Market Segmentation by Technology
Segmentation by technology within the large-scale LNG terminals market distinguishes between Liquefaction and Regasification technologies. Liquefaction technology leads in revenue generation as it is crucial for gas-exporting countries to convert natural gas into LNG for transport. The expansion of natural gas production, particularly in North America and the Middle East, supports the revenue dominance of liquefaction facilities, which are essential for tapping into international markets. Conversely, the Regasification segment is expected to grow at the highest CAGR over the forecast period. This growth is primarily fueled by increasing LNG imports in countries like China, India, and several European nations, where regasification terminals are critical for converting imported LNG back into gas to feed into the domestic pipeline network. The shift towards a greater reliance on natural gas to meet energy demands and diversify energy resources significantly influences this segment's rapid growth.
Geographic Segment
In the large-scale LNG terminals market, geographic segmentation indicates varied trends and growth potentials across the globe. The Asia-Pacific region commands the highest revenue share in 2023, bolstered by robust industrial growth, escalating energy demands, and significant infrastructure developments in countries like China, India, and South Korea. The push for cleaner energy sources in these populous nations has led to substantial investments in both liquefaction and regasification facilities. However, the region with the highest projected CAGR from 2024 to 2032 is Africa, where countries like Mozambique and Nigeria are beginning to develop their gas resources more extensively. These nations are expected to become major players in the LNG export market, driven by new discoveries and increasing global demand for natural gas as a transition fuel towards more renewable energy sources.
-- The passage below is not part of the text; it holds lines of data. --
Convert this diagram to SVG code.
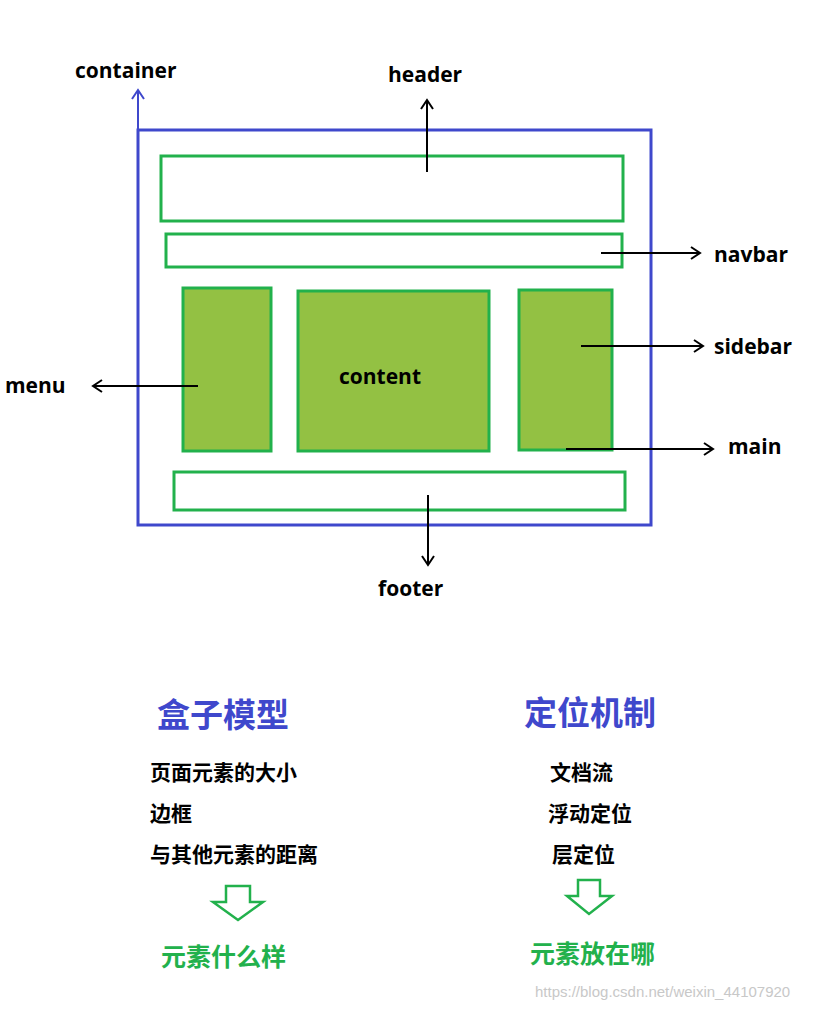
<svg xmlns="http://www.w3.org/2000/svg" width="817" height="1009" viewBox="0 0 817 1009">
<style>
.box{fill:none;stroke:#22b14c;stroke-width:3}
.fill{fill:#93c143;stroke:#22b14c;stroke-width:3}
.arr{stroke:#000;stroke-width:2;fill:none}
.lbl{font-family:"Open Sans","Liberation Sans",sans-serif;font-weight:bold;font-size:21px;fill:#000}
.cn{font-family:"Noto Sans CJK SC",sans-serif;font-weight:bold;font-size:21px;fill:#000}
.h{font-family:"Noto Sans CJK SC",sans-serif;font-weight:bold;font-size:33px;fill:#3f48cc}
.g{font-family:"Noto Sans CJK SC",sans-serif;font-weight:bold;font-size:25px;fill:#22b14c}
</style>
<defs>
<marker id="a" markerWidth="12" markerHeight="14" refX="10" refY="7" orient="auto" markerUnits="userSpaceOnUse"><path d="M1,1 L10,7 L1,13" fill="none" stroke="#000" stroke-width="2"/></marker>
<marker id="ab" markerWidth="12" markerHeight="14" refX="10" refY="7" orient="auto" markerUnits="userSpaceOnUse"><path d="M1,1 L10,7 L1,13" fill="none" stroke="#3f48cc" stroke-width="2"/></marker>
</defs>
<rect width="817" height="1009" fill="#fff"/>
<g id="container"><rect x="138" y="130" width="513" height="395" fill="none" stroke="#3f48cc" stroke-width="3"/></g>
<g id="header"><rect class="box" x="161" y="156" width="462" height="65"/></g>
<g id="navbar"><rect class="box" x="166" y="234" width="456" height="33"/></g>
<g id="menu"><rect class="fill" x="183" y="288" width="88" height="163"/></g>
<g id="content"><rect class="fill" x="298" y="291" width="191" height="160"/><text class="lbl" x="339" y="384">content</text></g>
<g id="sidebar"><rect class="fill" x="519" y="290" width="93" height="160"/></g>
<g id="footer"><rect class="box" x="174" y="472" width="451" height="38"/></g>
<g id="connectors">
<line x1="138" y1="310" x2="138" y2="90" stroke="#3f48cc" stroke-width="2" marker-end="url(#ab)"/>
<line class="arr" x1="427" y1="172" x2="427" y2="100" marker-end="url(#a)"/>
<line class="arr" x1="601" y1="253" x2="700" y2="253" marker-end="url(#a)"/>
<line class="arr" x1="581" y1="346" x2="703" y2="346" marker-end="url(#a)"/>
<line class="arr" x1="198" y1="386" x2="93" y2="386" marker-end="url(#a)"/>
<line class="arr" x1="566" y1="449" x2="713" y2="449" marker-end="url(#a)"/>
<line class="arr" x1="428" y1="495" x2="428" y2="565" marker-end="url(#a)"/>
</g>
<text class="lbl" x="75" y="78">container</text>
<text class="lbl" x="388" y="82">header</text>
<text class="lbl" x="714" y="262">navbar</text>
<text class="lbl" x="714" y="354">sidebar</text>
<text class="lbl" x="5" y="393">menu</text>
<text class="lbl" x="728" y="454">main</text>
<text class="lbl" x="378" y="596">footer</text>
<text class="h" x="157" y="727">盒子模型</text>
<text class="h" x="524" y="725">定位机制</text>
<text class="cn" x="150" y="780">页面元素的大小</text>
<text class="cn" x="150" y="821">边框</text>
<text class="cn" x="150" y="862">与其他元素的距离</text>
<text class="cn" x="550" y="780">文档流</text>
<text class="cn" x="548" y="821">浮动定位</text>
<text class="cn" x="552" y="862">层定位</text>
<path d="M226,886 H250 V902 H263 L238,920 L213,902 H226 Z" fill="#fff" stroke="#22b14c" stroke-width="2.5"/>
<path d="M578,880 H600 V896 H612 L589,914 L567,896 H578 Z" fill="#fff" stroke="#22b14c" stroke-width="2.5"/>
<text class="g" x="161" y="966">元素什么样</text>
<text class="g" x="530" y="963">元素放在哪</text>
<text x="535" y="997" font-family="Liberation Sans,sans-serif" font-size="15" fill="#c8c8c8">https://blog.csdn.net/weixin_44107920</text>
</svg>
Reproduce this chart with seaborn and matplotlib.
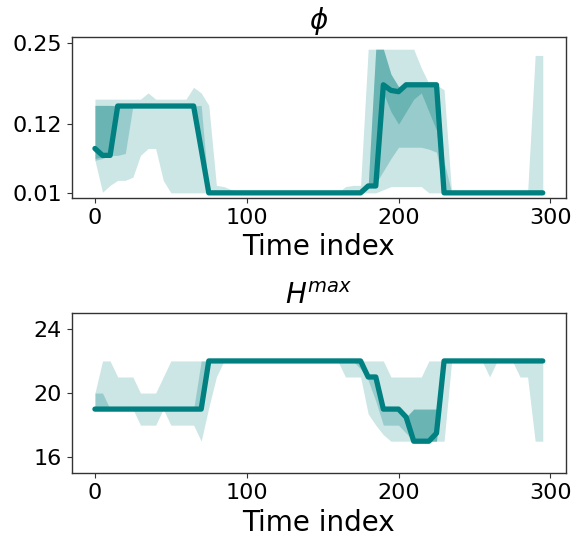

Competitive Trends and Top Players
In 2023, the competitive landscape of the large-scale LNG terminals market was shaped by strategic activities from leading companies such as Linde AG, Royal Dutch Shell Plc., Exxon Mobil Corporation, and Chevron Corporation. These companies focused on expanding their global footprints through strategic alliances, new project developments, and enhancing existing terminal capacities to handle greater volumes of LNG. For example, Exxon Mobil and Chevron have been active in securing new contracts and developing projects in the U.S. and Australia, aiming to capitalize on the booming natural gas markets. Similarly, Royal Dutch Shell and Petronas are enhancing their liquefaction and regasification capabilities, particularly in Asia and Australia, to meet the soaring regional demand. Over the forecast period from 2024 to 2032, these top players are expected to further strengthen their market positions by investing in advanced technologies for improving the efficiency and sustainability of LNG operations. Strategic mergers and acquisitions are anticipated to be a key strategy, allowing companies to expand into new markets and enhance their technological and operational capabilities. Additionally, initiatives to integrate renewable energy sources and carbon capture technologies within their operations are expected to be prioritized to align with global environmental standards and secure a competitive edge in a transitioning energy market.